In each case, the question is always a question of construction. If there is a gift to A for life, and thereafter to B, the Court will presumably construe the gift as a gift of the corpus to В absolutely, and of the usufruct to A for life. If, however, the gift is only to A for life, it would be construed as a gift of a life-interest to A, and the corpus would vest in the heirs of B.
In Abdul Wahid Khan v. Mt. Nuran Bibi (1885 12 I.A. 91), the Privy Council has held that Muhammadan law does not seem to recognise an interest which may be called vested remainder. This case is now accepted as an authority for the proposition that the remainderman will not get anything, unless he survives the person who is given the life-interest.

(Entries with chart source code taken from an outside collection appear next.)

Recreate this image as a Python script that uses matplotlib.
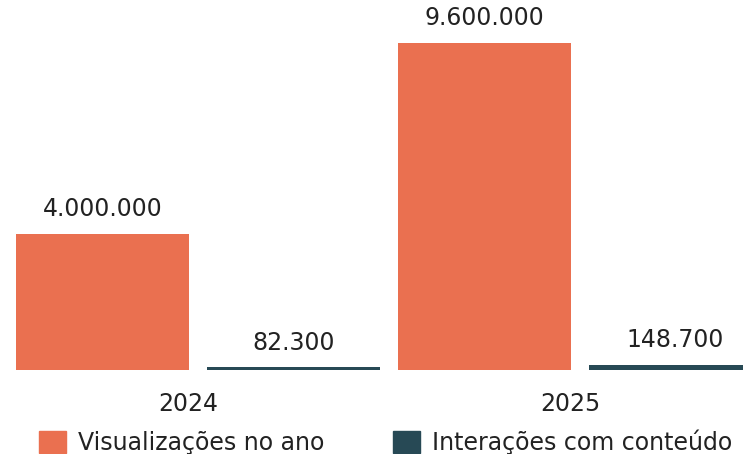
import matplotlib.pyplot as plt
from matplotlib.patches import Patch
import numpy as np

# Data
years = ['2024', '2025']
views_year = [4000000, 9600000]
interactions = [82300, 148700]
series_names = ['Visualizações no ano', 'Interações com conteúdo']

orange = '#EA7050'
dark = '#274955'
text_color = '#222222'

plt.rcParams['font.family'] = ['DejaVu Sans']
fs = 17


def fmt(v):
    return f'{v:,}'.replace(',', '.')


W, H = 743, 454
fig = plt.figure(figsize=(W / 100, H / 100), dpi=100)
# axes extends past right edge, chart is cropped like the reference
ax = fig.add_axes([7 / W, 84 / H, 764 / W, 370 / H])

x = np.arange(len(years))
width = 0.453
off = 0.25
b1 = ax.bar(x - off, views_year, width, color=orange)
b2 = ax.bar(x + off, interactions, width, color=dark)

for bars, vals in ((b1, views_year), (b2, interactions)):
    for bar, v in zip(bars, vals):
        ax.annotate(fmt(v), (bar.get_x() + bar.get_width() / 2, bar.get_height()),
                    xytext=(0, 9), textcoords='offset points',
                    ha='center', va='bottom', fontsize=fs, color=text_color)

ax.set_xlim(-0.5, 1.5)
ax.set_ylim(0, 10.85e6)
ax.set_xticks(x - 0.025)
ax.set_xticklabels(years, fontsize=fs, color=text_color)
ax.tick_params(axis='x', length=0, pad=16)
ax.set_yticks([])
for s in ax.spines.values():
    s.set_visible(False)

handles = [Patch(color=orange), Patch(color=dark)]
fig.legend(handles, series_names, ncol=2, loc='center left',
           bbox_to_anchor=(39 / W, 1 - 442 / H), frameon=False,
           fontsize=fs, labelcolor=text_color, handlelength=1.15,
           handleheight=1.05, handletextpad=0.5, columnspacing=2.9,
           borderaxespad=0, borderpad=0)

fig.savefig('out.png', dpi=100)
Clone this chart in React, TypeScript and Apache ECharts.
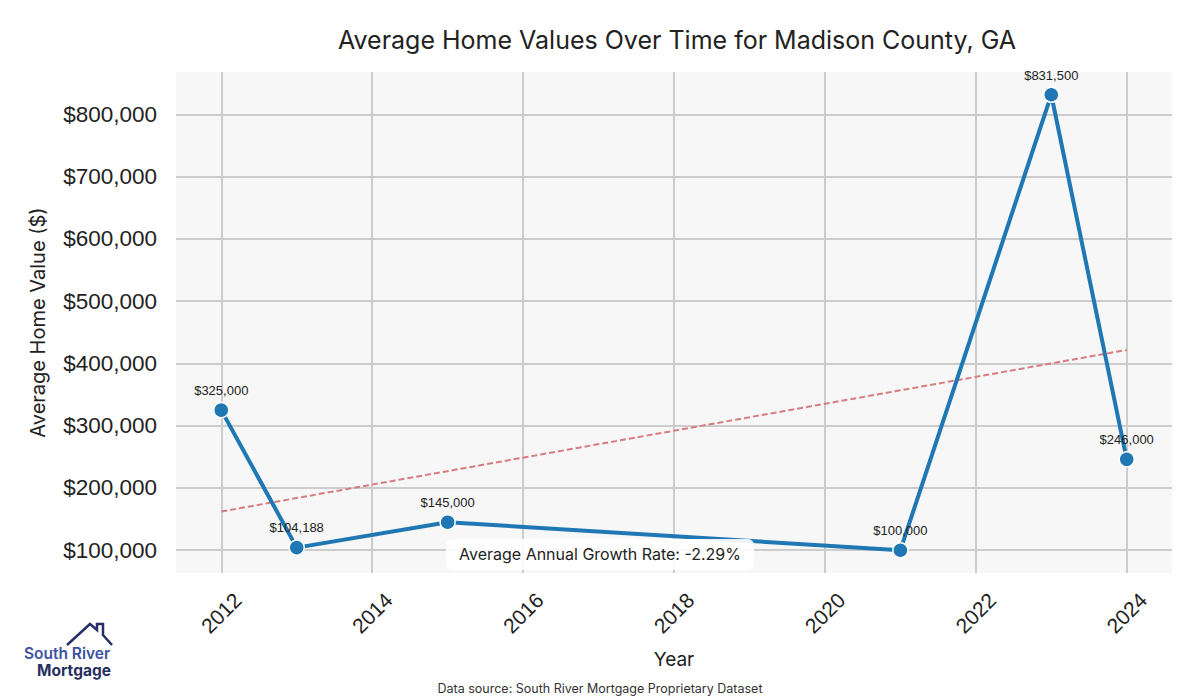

All the above cases have now to be read subject to the judgment of the Privy Council in Nawazish Alikhan’s Case, referred to above. The Privy Council, in the course of the judgment in this case, made the following observations, which are pertinent:
“In their Lordships’ opinion, this view of the matter introduces into Muslim law, legal terms and conceptions of ownership, familiar enough in English law, but wholly alien to Muslim law. In general, Muslim law draws no distinction between real and personal property, and their Lordships know of no authoritative work on Muslim law which affirms that Muslim law recognized the splitting up of ownership of land into estates, distinguished in point of quality, like legal and equitable estates, or in point of duration, like estates in fee simple, in tail, for life, or in remainder.
What Muslim law does recognise and insist upon, is the distinction between the corpus of the property itself (any) and the usufruct in the property (manafi). Over the corpus of property, the law recognizes only absolute dominion heritable and unrestricted in point of time; and where a gift of the corpus seeks to impose a condition inconsistent with such absolute dominion, the condition is rejected as repugnant; but interests limited in point of time can be created in the usufruct of the property, and the dominion over the corpus takes effect subject to any such limited interests.”